4. リフォーム現場の実態:結局ほとんどの施主はLL45を選ぶ
技術的には不要である場面が多いにも関わらず、現実にはほとんどの施主が「LL45相当の床材」を選びます。
- 管理規約をスムーズに通したい
- 管理会社との無用なトラブルを避けたい
- “LL45”と書いてあるほうが安心感がある
つまり、性能ではなく「制度上の理由」で選ばれているのです。
5. 専門家としての推奨:どう判断すべきか?
(1)技術的事実を理解する
二重床の遮音性能は、床材ではなく床構造が担っています。これは建築音響の基本原則です。
(2)制度と現実の運用も理解する
管理規約がLL45を要求している限り、技術的には不要でも、承認を得るためにはLL45床材を使用する方が総合的に見て合理的です。
(3)“正しい知識を持って選ぶ”ことが最も重要
「本来不要である」
「でも制度上は求められる」
「仕上げ材のLL45は安心材料として使われている」
この3つを理解した上で選択することが、最もストレスの少ないリフォーム計画につながります。
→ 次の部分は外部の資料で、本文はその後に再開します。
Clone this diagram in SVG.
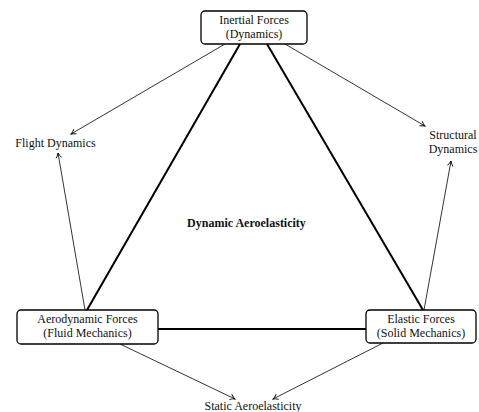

6. まとめ:仕上げ材LL45は“制度の都合で生まれた常識”
二重床の遮音性能は、床材ではなく“床全体の構造”によって決まります。仕上げ材のLL45は本来必要ない場面が多いにも関わらず、管理規約が改正されないまま過去の基準が残り続けたことで、「LL45の床材を使うのが当たり前」という文化が形成されました。
しかし正しい知識を持てば、リフォームで余分な不安や誤解を抱えずに済みます。制度的な要件と技術的な実態を分けて考えることで、施主にとって最適な床材選びができるようになります。
本当に必要なのは「LL45の床材」ではなく、「正しい理解」です。